--- START Input ---

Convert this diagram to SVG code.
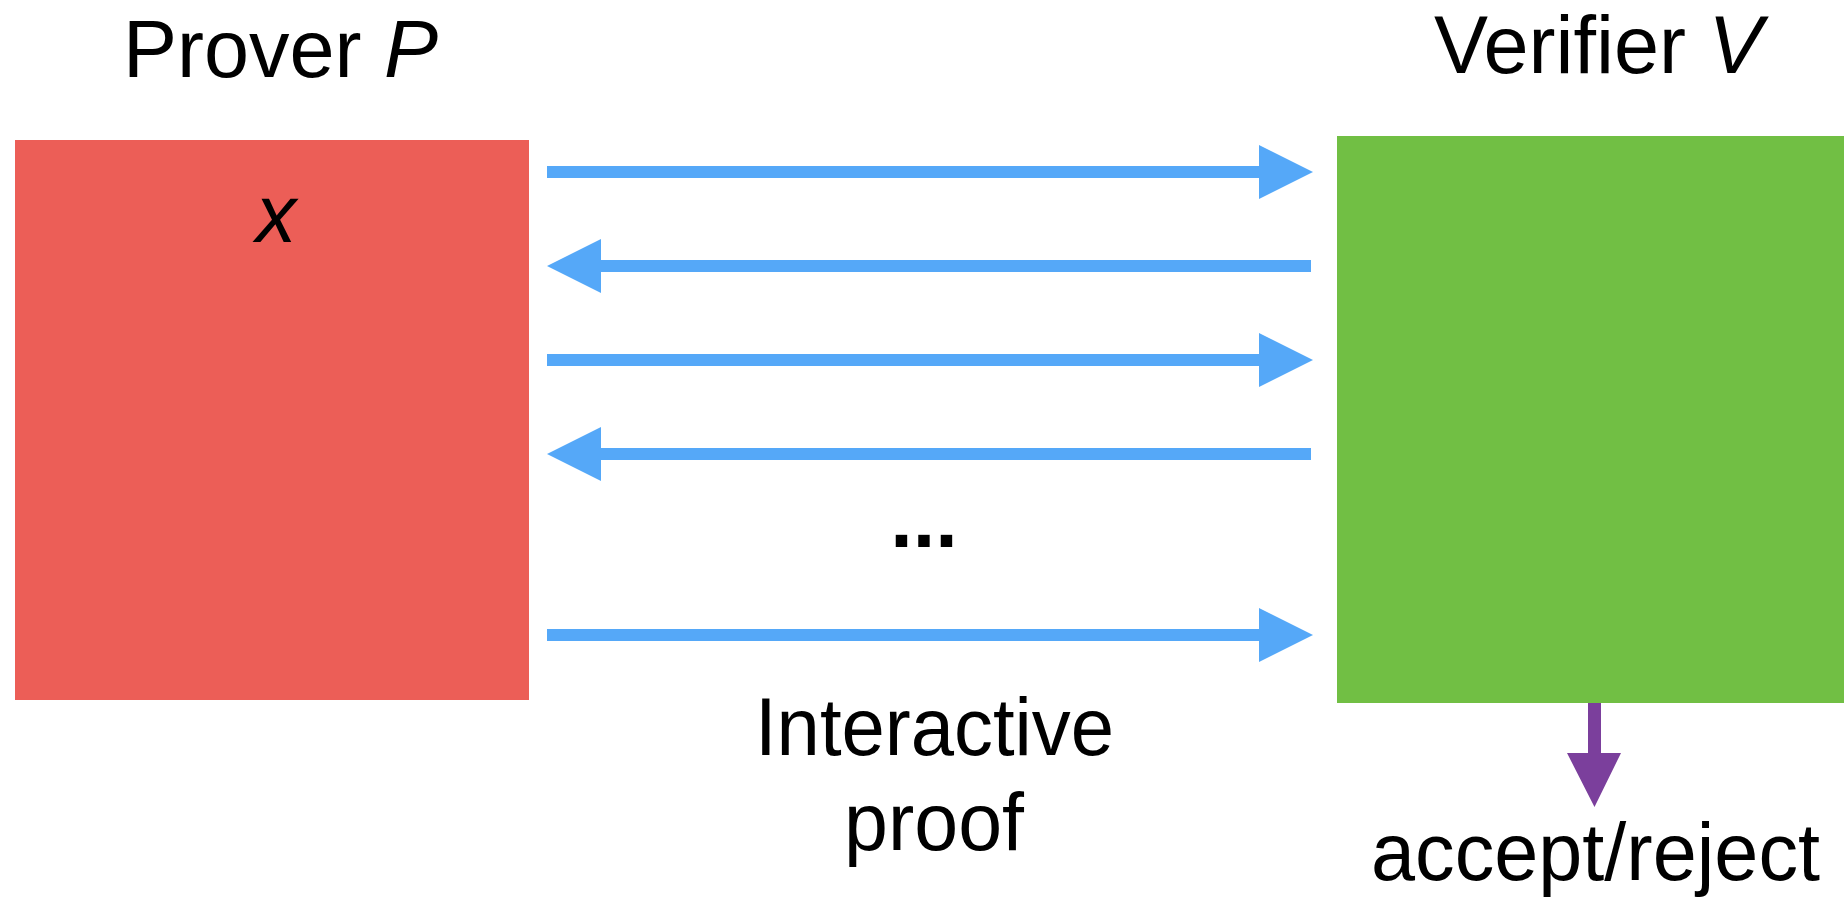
<svg xmlns="http://www.w3.org/2000/svg" width="1844" height="897" viewBox="0 0 1844 897">
  <style>
    .lbl { font-family: "Liberation Sans", Arial, sans-serif; font-size: 81px; fill: #000; }
    .it { font-style: italic; }
    .msg { fill: #55A8F8; }
    .out { fill: #7B3F9C; }
  </style>
  <rect width="1844" height="897" fill="#fff"/>

  <!-- Prover node -->
  <g id="prover">
    <rect x="15" y="140" width="514" height="560" fill="#EC5E57"/>
    <text class="lbl" x="123" y="77">Prover <tspan class="it">P</tspan></text>
    <text class="lbl it" x="276" y="242" text-anchor="middle">x</text>
  </g>

  <!-- Verifier node -->
  <g id="verifier">
    <rect x="1337" y="136" width="507" height="567" fill="#71BF44"/>
    <text class="lbl" x="1434" y="73">Verifier <tspan class="it">V</tspan></text>
  </g>

  <!-- Message arrows between prover and verifier, plus verifier output -->
  <g id="connectors">
    <!-- P to V -->
    <path class="msg" d="M547 166 H1259 V145 L1313 172 L1259 199 V178 H547 Z"/>
    <!-- V to P -->
    <path class="msg" d="M1311 260 H601 V239 L547 266 L601 293 V272 H1311 Z"/>
    <!-- P to V -->
    <path class="msg" d="M547 354 H1259 V333 L1313 360 L1259 387 V366 H547 Z"/>
    <!-- V to P -->
    <path class="msg" d="M1311 448 H601 V427 L547 454 L601 481 V460 H1311 Z"/>
    <!-- final P to V -->
    <path class="msg" d="M547 629 H1259 V608 L1313 635 L1259 662 V641 H547 Z"/>
    <!-- verdict -->
    <path class="out" d="M1588 703 H1601 V753 H1621 L1594.5 807 L1567 753 H1588 Z"/>
  </g>

  <g id="labels">
    <text class="lbl" x="924" y="547" text-anchor="middle" style="font-weight:bold">...</text>
    <text class="lbl" x="755" y="755" textLength="359" lengthAdjust="spacingAndGlyphs">Interactive</text>
    <text class="lbl" x="844" y="850" textLength="180" lengthAdjust="spacingAndGlyphs">proof</text>
    <text class="lbl" x="1371" y="880" textLength="449" lengthAdjust="spacingAndGlyphs">accept/reject</text>
  </g>
</svg>
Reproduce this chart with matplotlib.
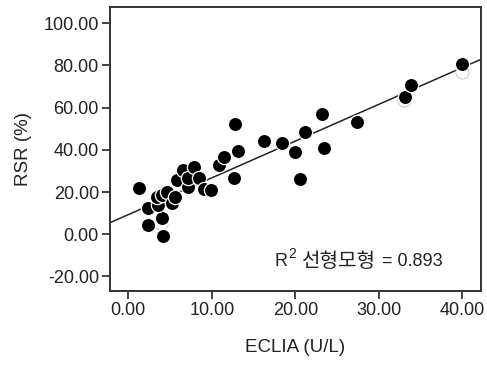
import matplotlib
matplotlib.use("Agg")
import matplotlib.pyplot as plt
import numpy as np
from matplotlib.ticker import FormatStrFormatter

# ECLIA (U/L) vs RSR (%) scatter values
eclia = [1.3, 2.4, 2.3, 4.2, 4.0, 3.6, 3.4, 4.0, 4.6, 5.2, 5.6, 5.8, 6.6, 7.2,
         7.1, 7.9, 8.5, 9.1, 9.9, 10.8, 11.4, 13.1, 12.6, 12.8, 16.3, 18.4,
         20.0, 20.6, 21.2, 23.2, 23.4, 27.4, 33.1, 33.9, 40.0]
rsr = [22.1, 12.3, 4.4, -1.0, 7.6, 13.9, 17.8, 18.6, 20.2, 14.7, 17.8, 25.7,
       30.5, 22.5, 26.5, 31.7, 26.5, 21.3, 21.0, 32.8, 36.8, 39.6, 26.5, 52.3,
       44.3, 43.4, 39.1, 26.2, 48.3, 56.8, 40.7, 53.3, 65.2, 70.7, 80.7]
# faint ghost markers behind some points
ghost_x = [33.0, 40.0, 3.9]
ghost_y = [63.6, 77.0, 5.5]

# fitted line as shown (intercept, slope)
fit_intercept = 9.3
fit_slope = 1.742
r2_parts = ("R", "2", "선형모형", "= 0.893")

xticks = [0, 10, 20, 30, 40]
yticks = [-20, 0, 20, 40, 60, 80, 100]

fam = ["Liberation Sans", "Noto Sans CJK KR", "DejaVu Sans"]
plt.rcParams["font.family"] = fam

fig = plt.figure(figsize=(4.87, 3.75), dpi=100)
ax = fig.add_axes([110 / 487, 84 / 375, 371 / 487, 284 / 375])

xlim = (-2.2, 42.25)
ax.set_xlim(*xlim)
ax.set_ylim(-26.9, 107.7)

xs = np.array(xlim)
ax.plot(xs, fit_intercept + fit_slope * xs, color="#222222", linewidth=1.1,
        zorder=2)

ax.scatter(ghost_x, ghost_y, s=90, facecolor="white", edgecolor="#c8c8c8",
           linewidth=0.7, zorder=2.5)
ax.scatter(eclia, rsr, s=105, facecolor="black", edgecolor="white",
           linewidth=0.9, zorder=3)

ax.set_xticks(xticks)
ax.set_yticks(yticks)
ax.xaxis.set_major_formatter(FormatStrFormatter("%.2f"))
ax.yaxis.set_major_formatter(FormatStrFormatter("%.2f"))
ax.tick_params(direction="out", length=6, width=1.2, labelsize=13,
               colors="#222222", pad=2, top=False, right=False)
for sp in ax.spines.values():
    sp.set_linewidth(1.4)
    sp.set_color("#333333")

ax.set_xlabel("ECLIA (U/L)", fontsize=13.5, color="#222222", labelpad=14)
ax.set_ylabel("RSR (%)", fontsize=13.5, color="#222222", labelpad=8)

# R^2 label, built from pieces so the superscript stays in the text font
txt = dict(ha="left", va="center", color="#222222", family=fam)
ymid = 1 - 261 / 375
fig.text(275 / 487, ymid, r2_parts[0], fontsize=13, **txt)
fig.text(288 / 487, 1 - 254 / 375, r2_parts[1], fontsize=10, **txt)
fig.text(301 / 487, ymid - 0.002, r2_parts[2], fontsize=14.5, **txt)
fig.text(382 / 487, ymid, r2_parts[3], fontsize=13, **txt)

fig.savefig("out.png", dpi=100)
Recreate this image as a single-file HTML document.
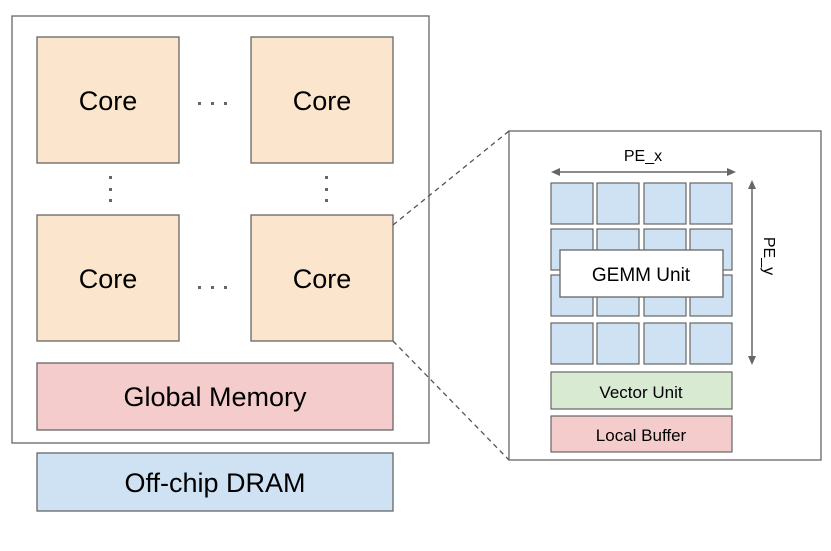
<!DOCTYPE html>
<html><head><style>
body{margin:0;background:#fff;width:831px;height:546px;overflow:hidden;font-family:"Liberation Sans",sans-serif}
</style></head><body>
<svg width="831" height="546" xmlns="http://www.w3.org/2000/svg" font-family="Liberation Sans, sans-serif">
<rect x="12" y="16" width="417" height="427" fill="#fff" stroke="#666" stroke-width="1.3"/>
<g fill="#fce5cd" stroke="#666" stroke-width="1.3">
<rect x="37" y="37" width="142" height="126"/>
<rect x="251" y="37" width="142" height="126"/>
<rect x="37" y="215" width="142" height="126"/>
<rect x="251" y="215" width="142" height="126"/>
</g>
<g font-size="27" text-anchor="middle" fill="#000">
<text x="108" y="110">Core</text><text x="322" y="110">Core</text>
<text x="108" y="288">Core</text><text x="322" y="288">Core</text>
</g>
<g fill="#666">
<rect x="198" y="102" width="3" height="3"/><rect x="211" y="102" width="3" height="3"/><rect x="224" y="102" width="3" height="3"/>
<rect x="198" y="286" width="3" height="3"/><rect x="211" y="286" width="3" height="3"/><rect x="224" y="286" width="3" height="3"/>
<rect x="109" y="176" width="3" height="3"/><rect x="109" y="188" width="3" height="3"/><rect x="109" y="199" width="3" height="3"/>
<rect x="325" y="176" width="3" height="3"/><rect x="325" y="188" width="3" height="3"/><rect x="325" y="199" width="3" height="3"/>
</g>
<rect x="37" y="363" width="356" height="67" fill="#f4cccc" stroke="#666" stroke-width="1.3"/>
<text x="215" y="406" font-size="27" text-anchor="middle">Global Memory</text>
<rect x="37" y="453" width="356" height="58" fill="#cfe2f3" stroke="#666" stroke-width="1.3"/>
<text x="215" y="492" font-size="27" text-anchor="middle">Off-chip DRAM</text>
<line x1="393" y1="225" x2="509" y2="131" stroke="#555" stroke-width="1.3" stroke-dasharray="5,4"/>
<line x1="393" y1="341" x2="509" y2="460" stroke="#555" stroke-width="1.3" stroke-dasharray="5,4"/>
<rect x="509" y="131" width="312" height="329" fill="#fff" stroke="#666" stroke-width="1.3"/>
<g fill="#cfe2f3" stroke="#666" stroke-width="1.2">
<rect x="551" y="183" width="42" height="41"/><rect x="597" y="183" width="42" height="41"/><rect x="644" y="183" width="42" height="41"/><rect x="690" y="183" width="42" height="41"/>
<rect x="551" y="229" width="42" height="41"/><rect x="597" y="229" width="42" height="41"/><rect x="644" y="229" width="42" height="41"/><rect x="690" y="229" width="42" height="41"/>
<rect x="551" y="275" width="42" height="41"/><rect x="597" y="275" width="42" height="41"/><rect x="644" y="275" width="42" height="41"/><rect x="690" y="275" width="42" height="41"/>
<rect x="551" y="323" width="42" height="41"/><rect x="597" y="323" width="42" height="41"/><rect x="644" y="323" width="42" height="41"/><rect x="690" y="323" width="42" height="41"/>
</g>
<rect x="560" y="250" width="163" height="47" fill="#fff" stroke="#666" stroke-width="1.3"/>
<text x="641" y="281" font-size="19" text-anchor="middle">GEMM Unit</text>
<rect x="551" y="372" width="181" height="37" fill="#d9ead3" stroke="#666" stroke-width="1.2"/>
<text x="641" y="398" font-size="17" text-anchor="middle">Vector Unit</text>
<rect x="551" y="416" width="181" height="36" fill="#f4cccc" stroke="#666" stroke-width="1.2"/>
<text x="641" y="441" font-size="17" text-anchor="middle">Local Buffer</text>
<g stroke="#666" stroke-width="1.5" fill="#666">
<line x1="555" y1="172" x2="732" y2="172"/>
<path d="M551 172 L560 168 L560 176Z" stroke="none"/>
<path d="M736 172 L727 168 L727 176Z" stroke="none"/>
<line x1="752" y1="184" x2="752" y2="361"/>
<path d="M752 180 L748 189 L756 189Z" stroke="none"/>
<path d="M752 365 L748 356 L756 356Z" stroke="none"/>
</g>
<text x="643" y="161" font-size="16" text-anchor="middle">PE_x</text>
<text x="0" y="0" font-size="16" text-anchor="middle" transform="translate(764,256) rotate(90)">PE_y</text>
</svg>
</body></html>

--- END Input ---

Requirements →
Of the lines above, quote exactly those from the one with "Reproduce this chart with matplotlib." through the one with "from matplotlib.ticker import", ends included; pictures stay out.

Solution →
Reproduce this chart with matplotlib.
import matplotlib
matplotlib.use("Agg")
import matplotlib.pyplot as plt
import numpy as np
from matplotlib.ticker import FormatStrFormatter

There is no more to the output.